Why did the people care what she had to say? If her reputation was already well-known, how would it be so impressive if Jesus knew the details? I guess maybe because He was a Jew, so just because all the Samaritans knew about her, doesn't mean He would ever have talked to them to find out.


"He told me all that I ever did." A strange testimony. But what else could she have said that would convince them, capture their attention and their curiosity, draw them to Him? "I met a guy who says He is the Messiah!"--so what? Hadn't they heard that line before? Any crackpot can make such a claim, unsubstantiated. His prophetic knowledge of the woman's life would give him credibility.

So she celebrates that she is known. Announces it to the world. And the people flock. Do they, too, really want to be known?

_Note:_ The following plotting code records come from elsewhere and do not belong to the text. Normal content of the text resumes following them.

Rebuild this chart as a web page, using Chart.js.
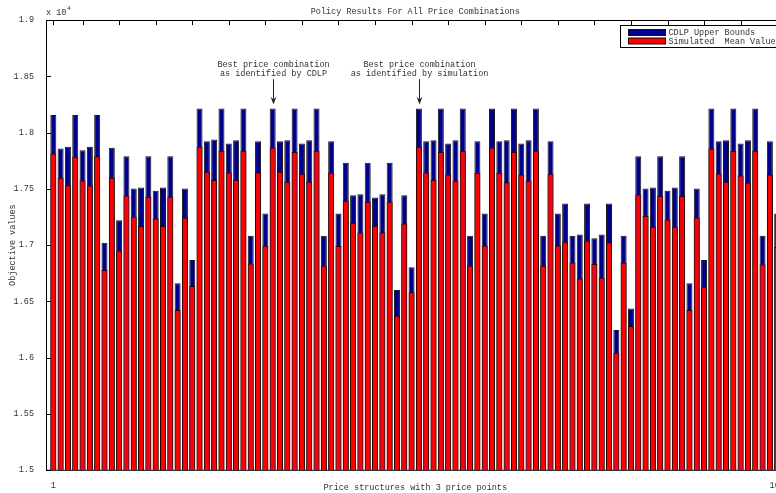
<!DOCTYPE html>
<html>
<head>
<meta charset="utf-8">
<title>Policy Results For All Price Combinations</title>
<script src="https://cdn.jsdelivr.net/npm/chart.js@4.4.1/dist/chart.umd.min.js"></script>
<style>
  html, body { margin: 0; padding: 0; background: #fff; }
  #wrap { width: 776px; height: 493px; overflow: hidden; position: relative; }
  canvas { display: block; }
</style>
</head>
<body>
<div id="wrap"><canvas id="policyChart" width="800" height="493"></canvas></div>
<script>
// price structure index (1..100)
const structures = Array.from({ length: 100 }, (_, i) => i + 1);

const cdlpUpper = [
  18156, 17860, 17874, 18156, 17844, 17874, 18156, 17020, 17865, 17222,
  17791, 17504, 17513, 17791, 17483, 17513, 17791, 16660, 17504, 16867,
  18215, 17924, 17940, 18215, 17904, 17933, 18215, 17083, 17924, 17282,
  18215, 17924, 17933, 18215, 17904, 17933, 18215, 17083, 17924, 17282,
  17732, 17444, 17453, 17732, 17424, 17453, 17732, 16600, 17444, 16802,
  18215, 17924, 17933, 18215, 17904, 17933, 18215, 17083, 17924, 17282,
  18215, 17924, 17933, 18215, 17904, 17933, 18215, 17083, 17924, 17282,
  17371, 17083, 17095, 17371, 17060, 17095, 17371, 16244, 17083, 16437,
  17791, 17504, 17513, 17791, 17483, 17513, 17791, 16660, 17504, 16867,
  18215, 17924, 17933, 18215, 17904, 17933, 18215, 17083, 17924, 17282
];

const simulatedMean = [
  17815, 17598, 17533, 17785, 17575, 17530, 17791, 16778, 17598, 16953,
  17442, 17252, 17169, 17429, 17237, 17169, 17429, 16422, 17243, 16636,
  17874, 17652, 17578, 17838, 17646, 17578, 17838, 16837, 17646, 16994,
  17868, 17652, 17563, 17829, 17634, 17563, 17838, 16816, 17643, 16991,
  17394, 17198, 17113, 17385, 17172, 17113, 17385, 16372, 17193, 16580,
  17874, 17646, 17578, 17829, 17628, 17572, 17838, 16816, 17643, 16997,
  17868, 17643, 17560, 17827, 17628, 17572, 17838, 16816, 17634, 16997,
  17029, 16846, 16704, 17042, 16831, 16709, 17024, 16043, 16843, 16280,
  17451, 17258, 17163, 17436, 17228, 17163, 17436, 16422, 17246, 16629,
  17860, 17637, 17563, 17836, 17620, 17557, 17838, 16828, 17628, 16982
];

const yTicks = [15000, 15500, 16000, 16500, 17000, 17500, 18000, 18500, 19000];
const yTickLabels = ['1.5', '1.55', '1.6', '1.65', '1.7', '1.75', '1.8', '1.85', '1.9'];
const xTicks = [1, 5, 10, 15, 20, 25, 30, 35, 40, 45, 50, 55, 60, 65, 70, 75, 80, 85, 90, 95, 100];
const xTickLabels = { 1: '1', 100: '100' };

const bestCdlp = 31;
const bestSim = 51;

const MONO = '"Liberation Mono", "DejaVu Sans Mono", monospace';
const TXT = '#333';
const BLUE = '#00008f';
const RED = '#ff0000';

// frame, inward ticks, exponent, arrows and legend
const decorations = {
  id: 'decorations',
  beforeDatasetsDraw(chart) {
    const { ctx, chartArea: a, scales: { x, y } } = chart;
    ctx.save();
    ctx.strokeStyle = '#000';
    ctx.lineWidth = 1;
    ctx.strokeRect(Math.round(a.left) + 0.5, Math.round(a.top) + 0.5, a.right - a.left, a.bottom - a.top);
    ctx.beginPath();
    xTicks.forEach(v => {
      const px = Math.round(x.getPixelForValue(v)) + 0.5;
      ctx.moveTo(px, a.top); ctx.lineTo(px, a.top + 5);
      ctx.moveTo(px, a.bottom); ctx.lineTo(px, a.bottom - 5);
    });
    yTicks.forEach(v => {
      const py = Math.round(y.getPixelForValue(v)) + 0.5;
      ctx.moveTo(a.left, py); ctx.lineTo(a.left + 5, py);
      ctx.moveTo(a.right, py); ctx.lineTo(a.right - 5, py);
    });
    ctx.stroke();
    ctx.restore();
  },
  afterDatasetsDraw(chart) {
    const { ctx, chartArea: a, scales: { x, y } } = chart;
    ctx.save();

    // x 10^4
    ctx.fillStyle = TXT;
    ctx.textAlign = 'left';
    ctx.textBaseline = 'alphabetic';
    ctx.font = '8.5px ' + MONO;
    ctx.fillText('x 10', a.left, a.top - 5);
    ctx.font = '6px ' + MONO;
    ctx.fillText('4', a.left + 21, a.top - 10);

    // annotations
    const notes = [
      { idx: bestCdlp, lines: ['Best price combination', 'as identified by CDLP'] },
      { idx: bestSim, lines: ['Best price combination', 'as identified by simulation'] }
    ];
    notes.forEach(n => {
      const px = Math.round(x.getPixelForValue(n.idx)) + 0.5;
      const tip = y.getPixelForValue(cdlpUpper[n.idx - 1]) - 4;
      ctx.font = '8.5px ' + MONO;
      ctx.fillStyle = TXT;
      ctx.textAlign = 'center';
      ctx.textBaseline = 'middle';
      ctx.fillText(n.lines[0], px, a.top + 45);
      ctx.fillText(n.lines[1], px, a.top + 54);
      ctx.strokeStyle = '#222';
      ctx.lineWidth = 1;
      ctx.beginPath();
      ctx.moveTo(px, a.top + 59);
      ctx.lineTo(px, tip - 3);
      ctx.stroke();
      ctx.fillStyle = '#222';
      ctx.beginPath();
      ctx.moveTo(px - 3, tip - 8);
      ctx.lineTo(px, tip - 5);
      ctx.lineTo(px + 3, tip - 8);
      ctx.lineTo(px, tip);
      ctx.closePath();
      ctx.fill();
    });

    // legend box inside the axes, top right
    const lx = Math.round(a.right - 165) + 0.5;
    const ly = Math.round(a.top + 5) + 0.5;
    ctx.fillStyle = '#fff';
    ctx.fillRect(lx, ly, 170, 22);
    ctx.strokeStyle = '#000';
    ctx.lineWidth = 1;
    ctx.strokeRect(lx, ly, 170, 22);
    const items = chart.data.datasets;
    items.forEach((ds, i) => {
      const sy = ly + 4 + i * 8.5;
      ctx.fillStyle = ds.backgroundColor;
      ctx.fillRect(lx + 8, sy, 37, 6);
      ctx.strokeStyle = '#111';
      ctx.strokeRect(lx + 8, sy, 37, 6);
      ctx.fillStyle = TXT;
      ctx.font = '8.5px ' + MONO;
      ctx.textAlign = 'left';
      ctx.textBaseline = 'middle';
      ctx.fillText(ds.label, lx + 48, sy + 3.5);
    });
    ctx.restore();
  }
};

new Chart(document.getElementById('policyChart'), {
  type: 'bar',
  data: {
    datasets: [
      {
        label: 'CDLP Upper Bounds',
        data: structures.map((s, i) => ({ x: s, y: cdlpUpper[i] })),
        backgroundColor: BLUE,
        borderColor: '#1a1a1a',
        borderWidth: 1,
        grouped: false,
        order: 2
      },
      {
        label: 'Simulated  Mean Value',
        data: structures.map((s, i) => ({ x: s, y: simulatedMean[i] })),
        backgroundColor: RED,
        borderColor: '#2a0000',
        borderWidth: 1,
        grouped: false,
        order: 1
      }
    ]
  },
  options: {
    responsive: false,
    animation: false,
    devicePixelRatio: 1,
    categoryPercentage: 1,
    barPercentage: 0.82,
    layout: { padding: { left: 0, right: 15.5, top: 0, bottom: 0 } },
    plugins: {
      legend: { display: false },
      tooltip: { enabled: false },
      title: {
        display: true,
        text: 'Policy Results For All Price Combinations',
        fullSize: false,
        color: TXT,
        font: { family: MONO, size: 8.5, weight: 'normal' },
        padding: { top: 7, bottom: 3 }
      }
    },
    scales: {
      x: {
        type: 'linear',
        offset: false,
        min: 0,
        max: 101,
        grid: { display: false, offset: false },
        border: { display: false },
        afterBuildTicks: s => { s.ticks = xTicks.map(v => ({ value: v })); },
        afterFit: s => { s.height = 23; },
        ticks: {
          autoSkip: false,
          maxRotation: 0,
          padding: 3,
          color: TXT,
          font: { family: MONO, size: 8.5 },
          callback: v => xTickLabels[v] || ''
        },
        title: {
          display: true,
          text: 'Price structures with 3 price points',
          color: TXT,
          font: { family: MONO, size: 8.5 },
          padding: { top: 0, bottom: 0 }
        }
      },
      y: {
        min: 15000,
        max: 19000,
        grid: { display: false },
        border: { display: false },
        afterBuildTicks: s => { s.ticks = yTicks.map(v => ({ value: v })); },
        afterFit: s => { s.width = 46; },
        ticks: {
          padding: 4,
          color: TXT,
          font: { family: MONO, size: 8.5 },
          callback: v => yTickLabels[yTicks.indexOf(v)]
        },
        title: {
          display: true,
          text: 'Objective values',
          color: TXT,
          font: { family: MONO, size: 8.5 },
          padding: { top: 8, bottom: 0 }
        }
      }
    }
  },
  plugins: [decorations]
});
</script>
</body>
</html>
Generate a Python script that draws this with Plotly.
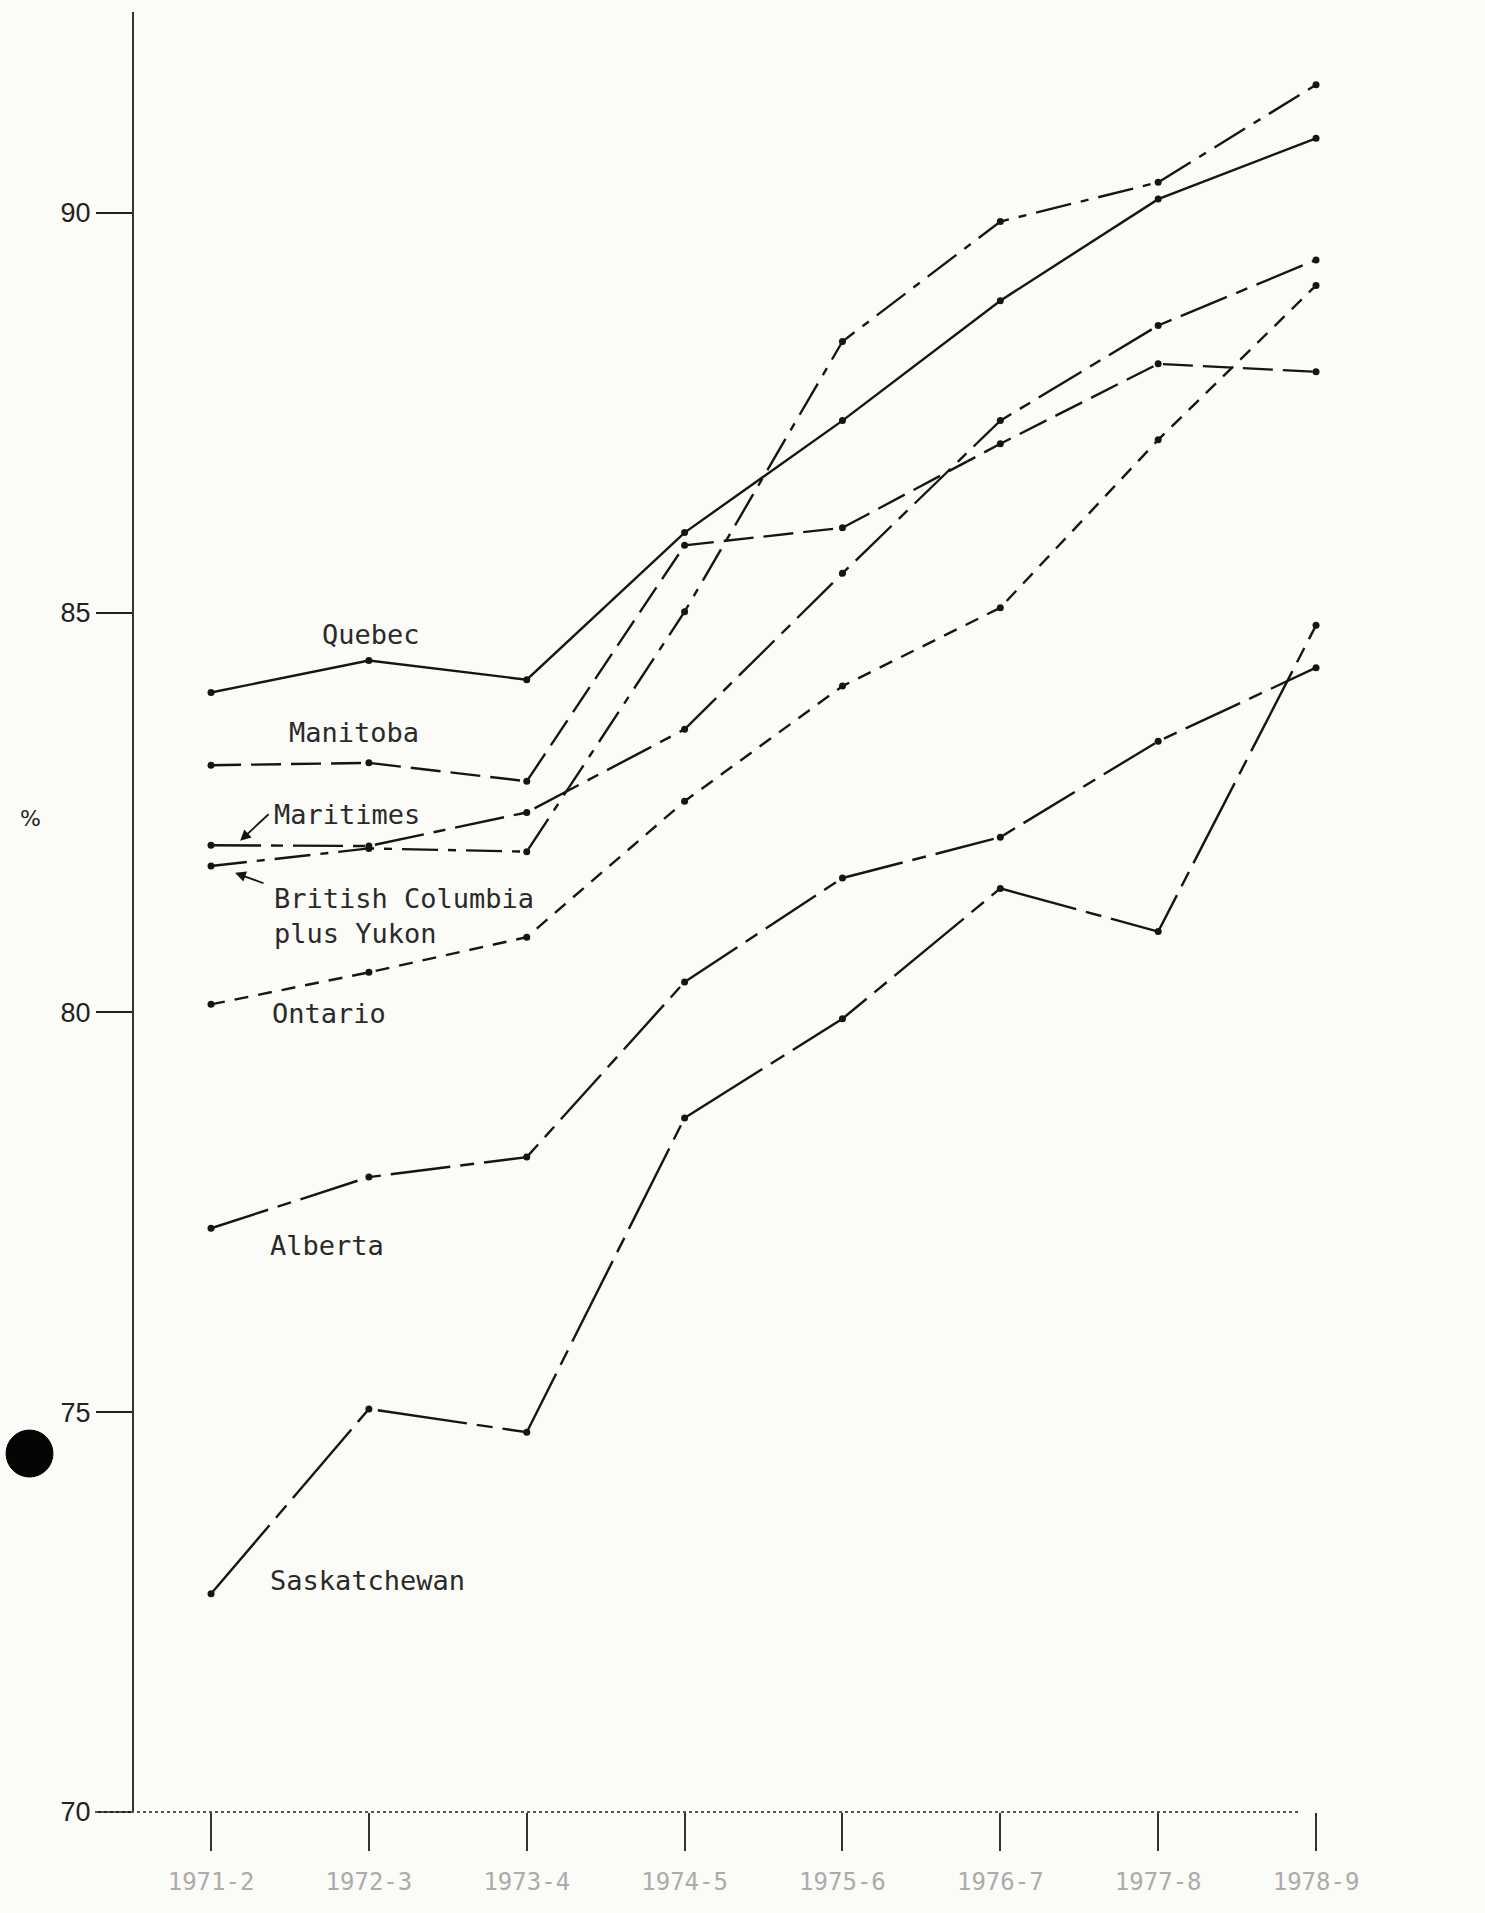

There is one thing that would change my statement, "I would not be excited to meet a man who knew all the sordid details of my life." Simply add four words: "...and loved me anyway."

Is it true that we all want to be fully, deeply KNOWN? Perhaps, but half-true. I think we want to be known and loved. What good is being known if the knowledge makes a person turn away, repulsed?

But this Jesus...He knows, and loves. He knows, and invites. He knows, and has compassion.

That is the gospel.  

"God demonstrates his own love for us in this; while we were still sinners, Christ died for us."  

"In love he predestined us for adoption as sons through Jesus Christ..."

"Come, see a man who told me all that I ever did." Jesus knew every deed, every thought, every motive of my heart. Further, he interpreted all these in light of ultimate truth; He told me all that I REALLY did: how I loved my own glory and robbed God of His. How sins that I thought were "no big deal" led to the shameful slaughter of God's Son. He told me all this...and yet He loved me. Chose me. Called me. Adopted me. Betrothed me to Himself. Redeemed me. Freed me.
No one knows our hearts better than you, Father; and you search our hearts to care for us, not chide us; to deliver us, not shame us; to parent us, not embarrass us. You’ve never surprised at what you find. There’s no search and discovery; there’s kindness and engagement.

You know the best and worse about us—our fears and our foolishness; our struggles with sin and our standing in Christ. You know us better than anyone could and you love us more than anyone would.
(Scotty Smith, "A Prayer for Days When You Don't Feel Like Praying")
Known fully. And loved perfectly. Good news.

2 comments:

zoanna said...

This is perhaps your best post ever. It resonates with me over and over. Fully known and fully loved. Only Jesus can do that and so he is the only one I have never feared to be completely
known by.

Sandra Leigh said...

thanks for writing this, Amy. I am printing it and sharing it with my small group tonight.